■ Written request ■
Copy each line of the data below exactly, leaving out pictures.

■ Data excerpt ■
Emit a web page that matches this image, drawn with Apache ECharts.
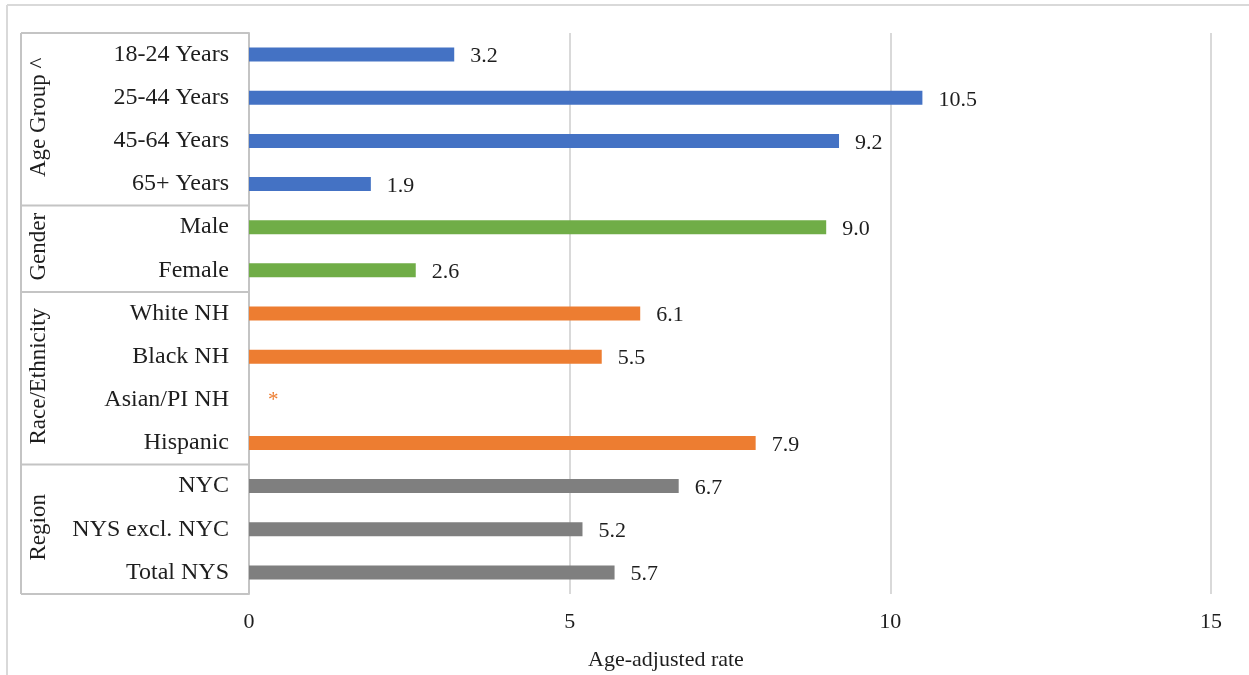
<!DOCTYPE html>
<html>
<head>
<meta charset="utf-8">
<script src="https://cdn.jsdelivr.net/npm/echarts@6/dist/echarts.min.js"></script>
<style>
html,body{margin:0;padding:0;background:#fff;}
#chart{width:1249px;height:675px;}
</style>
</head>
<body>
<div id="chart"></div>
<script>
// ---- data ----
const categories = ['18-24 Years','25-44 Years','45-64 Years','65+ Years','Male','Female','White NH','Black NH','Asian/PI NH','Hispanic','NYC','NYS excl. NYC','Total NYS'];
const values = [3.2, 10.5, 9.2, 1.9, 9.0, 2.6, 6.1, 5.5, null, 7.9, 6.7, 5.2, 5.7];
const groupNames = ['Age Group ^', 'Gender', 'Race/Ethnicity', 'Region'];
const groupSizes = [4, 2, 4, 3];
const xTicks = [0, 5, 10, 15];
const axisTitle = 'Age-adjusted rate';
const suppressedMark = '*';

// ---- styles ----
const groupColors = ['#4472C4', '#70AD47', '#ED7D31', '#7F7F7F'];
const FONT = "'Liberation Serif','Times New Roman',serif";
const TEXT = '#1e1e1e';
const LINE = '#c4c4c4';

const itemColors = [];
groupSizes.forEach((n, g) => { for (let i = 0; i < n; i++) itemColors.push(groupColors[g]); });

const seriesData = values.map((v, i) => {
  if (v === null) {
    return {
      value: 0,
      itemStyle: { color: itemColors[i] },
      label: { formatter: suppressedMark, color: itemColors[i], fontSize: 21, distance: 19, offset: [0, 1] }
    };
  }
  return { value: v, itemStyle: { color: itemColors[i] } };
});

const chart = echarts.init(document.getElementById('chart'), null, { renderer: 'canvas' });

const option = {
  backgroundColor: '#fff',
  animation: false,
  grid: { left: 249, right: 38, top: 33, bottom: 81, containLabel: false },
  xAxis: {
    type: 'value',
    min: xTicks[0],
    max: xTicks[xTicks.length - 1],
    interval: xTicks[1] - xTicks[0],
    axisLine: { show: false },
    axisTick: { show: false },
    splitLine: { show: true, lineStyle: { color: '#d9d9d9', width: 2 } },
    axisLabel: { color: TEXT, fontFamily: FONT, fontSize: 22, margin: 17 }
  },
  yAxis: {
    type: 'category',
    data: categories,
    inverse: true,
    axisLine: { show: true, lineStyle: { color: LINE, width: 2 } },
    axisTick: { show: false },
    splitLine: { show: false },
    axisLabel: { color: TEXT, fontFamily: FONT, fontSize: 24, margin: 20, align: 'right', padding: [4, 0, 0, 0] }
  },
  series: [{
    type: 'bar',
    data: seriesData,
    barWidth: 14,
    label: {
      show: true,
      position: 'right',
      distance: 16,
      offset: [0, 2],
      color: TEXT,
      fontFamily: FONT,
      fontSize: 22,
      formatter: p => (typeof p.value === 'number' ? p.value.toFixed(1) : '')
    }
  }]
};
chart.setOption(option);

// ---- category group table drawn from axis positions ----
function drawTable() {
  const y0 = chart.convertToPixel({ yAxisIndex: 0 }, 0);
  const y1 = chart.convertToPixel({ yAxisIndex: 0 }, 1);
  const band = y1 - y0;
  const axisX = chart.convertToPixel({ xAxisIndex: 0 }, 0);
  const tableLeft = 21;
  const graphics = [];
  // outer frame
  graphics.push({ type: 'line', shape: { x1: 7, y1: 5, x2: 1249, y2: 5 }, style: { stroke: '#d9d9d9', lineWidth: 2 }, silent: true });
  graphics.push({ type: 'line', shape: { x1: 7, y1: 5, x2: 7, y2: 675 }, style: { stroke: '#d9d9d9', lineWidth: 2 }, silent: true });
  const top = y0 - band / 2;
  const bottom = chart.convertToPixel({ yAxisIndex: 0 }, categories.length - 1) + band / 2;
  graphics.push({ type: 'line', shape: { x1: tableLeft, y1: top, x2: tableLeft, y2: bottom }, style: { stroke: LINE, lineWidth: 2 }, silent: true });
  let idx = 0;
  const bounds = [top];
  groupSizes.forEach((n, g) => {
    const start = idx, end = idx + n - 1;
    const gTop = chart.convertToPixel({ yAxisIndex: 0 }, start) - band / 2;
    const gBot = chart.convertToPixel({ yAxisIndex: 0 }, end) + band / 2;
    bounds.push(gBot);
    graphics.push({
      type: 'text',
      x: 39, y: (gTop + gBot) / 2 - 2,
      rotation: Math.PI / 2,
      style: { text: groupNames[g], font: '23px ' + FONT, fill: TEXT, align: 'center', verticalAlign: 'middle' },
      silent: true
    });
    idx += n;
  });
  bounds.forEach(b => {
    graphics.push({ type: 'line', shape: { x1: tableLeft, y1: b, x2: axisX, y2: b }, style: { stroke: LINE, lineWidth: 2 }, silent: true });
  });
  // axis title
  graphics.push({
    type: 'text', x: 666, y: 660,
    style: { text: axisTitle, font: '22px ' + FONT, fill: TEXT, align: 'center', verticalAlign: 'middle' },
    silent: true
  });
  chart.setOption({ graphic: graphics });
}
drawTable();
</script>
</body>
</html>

■ Problem solution ■
Emit a web page that matches this image, drawn with Apache ECharts.
<!DOCTYPE html>
<html>
<head>
<meta charset="utf-8">
<script src="https://cdn.jsdelivr.net/npm/echarts@6/dist/echarts.min.js"></script>
<style>
html,body{margin:0;padding:0;background:#fff;}
#chart{width:1249px;height:675px;}
</style>
</head>
<body>
<div id="chart"></div>
<script>
// ---- data ----
const categories = ['18-24 Years','25-44 Years','45-64 Years','65+ Years','Male','Female','White NH','Black NH','Asian/PI NH','Hispanic','NYC','NYS excl. NYC','Total NYS'];
const values = [3.2, 10.5, 9.2, 1.9, 9.0, 2.6, 6.1, 5.5, null, 7.9, 6.7, 5.2, 5.7];
const groupNames = ['Age Group ^', 'Gender', 'Race/Ethnicity', 'Region'];
const groupSizes = [4, 2, 4, 3];
const xTicks = [0, 5, 10, 15];
const axisTitle = 'Age-adjusted rate';
const suppressedMark = '*';

// ---- styles ----
const groupColors = ['#4472C4', '#70AD47', '#ED7D31', '#7F7F7F'];
const FONT = "'Liberation Serif','Times New Roman',serif";
const TEXT = '#1e1e1e';
const LINE = '#c4c4c4';

const itemColors = [];
groupSizes.forEach((n, g) => { for (let i = 0; i < n; i++) itemColors.push(groupColors[g]); });

const seriesData = values.map((v, i) => {
  if (v === null) {
    return {
      value: 0,
      itemStyle: { color: itemColors[i] },
      label: { formatter: suppressedMark, color: itemColors[i], fontSize: 21, distance: 19, offset: [0, 1] }
    };
  }
  return { value: v, itemStyle: { color: itemColors[i] } };
});

const chart = echarts.init(document.getElementById('chart'), null, { renderer: 'canvas' });

const option = {
  backgroundColor: '#fff',
  animation: false,
  grid: { left: 249, right: 38, top: 33, bottom: 81, containLabel: false },
  xAxis: {
    type: 'value',
    min: xTicks[0],
    max: xTicks[xTicks.length - 1],
    interval: xTicks[1] - xTicks[0],
    axisLine: { show: false },
    axisTick: { show: false },
    splitLine: { show: true, lineStyle: { color: '#d9d9d9', width: 2 } },
    axisLabel: { color: TEXT, fontFamily: FONT, fontSize: 22, margin: 17 }
  },
  yAxis: {
    type: 'category',
    data: categories,
    inverse: true,
    axisLine: { show: true, lineStyle: { color: LINE, width: 2 } },
    axisTick: { show: false },
    splitLine: { show: false },
    axisLabel: { color: TEXT, fontFamily: FONT, fontSize: 24, margin: 20, align: 'right', padding: [4, 0, 0, 0] }
  },
  series: [{
    type: 'bar',
    data: seriesData,
    barWidth: 14,
    label: {
      show: true,
      position: 'right',
      distance: 16,
      offset: [0, 2],
      color: TEXT,
      fontFamily: FONT,
      fontSize: 22,
      formatter: p => (typeof p.value === 'number' ? p.value.toFixed(1) : '')
    }
  }]
};
chart.setOption(option);

// ---- category group table drawn from axis positions ----
function drawTable() {
  const y0 = chart.convertToPixel({ yAxisIndex: 0 }, 0);
  const y1 = chart.convertToPixel({ yAxisIndex: 0 }, 1);
  const band = y1 - y0;
  const axisX = chart.convertToPixel({ xAxisIndex: 0 }, 0);
  const tableLeft = 21;
  const graphics = [];
  // outer frame
  graphics.push({ type: 'line', shape: { x1: 7, y1: 5, x2: 1249, y2: 5 }, style: { stroke: '#d9d9d9', lineWidth: 2 }, silent: true });
  graphics.push({ type: 'line', shape: { x1: 7, y1: 5, x2: 7, y2: 675 }, style: { stroke: '#d9d9d9', lineWidth: 2 }, silent: true });
  const top = y0 - band / 2;
  const bottom = chart.convertToPixel({ yAxisIndex: 0 }, categories.length - 1) + band / 2;
  graphics.push({ type: 'line', shape: { x1: tableLeft, y1: top, x2: tableLeft, y2: bottom }, style: { stroke: LINE, lineWidth: 2 }, silent: true });
  let idx = 0;
  const bounds = [top];
  groupSizes.forEach((n, g) => {
    const start = idx, end = idx + n - 1;
    const gTop = chart.convertToPixel({ yAxisIndex: 0 }, start) - band / 2;
    const gBot = chart.convertToPixel({ yAxisIndex: 0 }, end) + band / 2;
    bounds.push(gBot);
    graphics.push({
      type: 'text',
      x: 39, y: (gTop + gBot) / 2 - 2,
      rotation: Math.PI / 2,
      style: { text: groupNames[g], font: '23px ' + FONT, fill: TEXT, align: 'center', verticalAlign: 'middle' },
      silent: true
    });
    idx += n;
  });
  bounds.forEach(b => {
    graphics.push({ type: 'line', shape: { x1: tableLeft, y1: b, x2: axisX, y2: b }, style: { stroke: LINE, lineWidth: 2 }, silent: true });
  });
  // axis title
  graphics.push({
    type: 'text', x: 666, y: 660,
    style: { text: axisTitle, font: '22px ' + FONT, fill: TEXT, align: 'center', verticalAlign: 'middle' },
    silent: true
  });
  chart.setOption({ graphic: graphics });
}
drawTable();
</script>
</body>
</html>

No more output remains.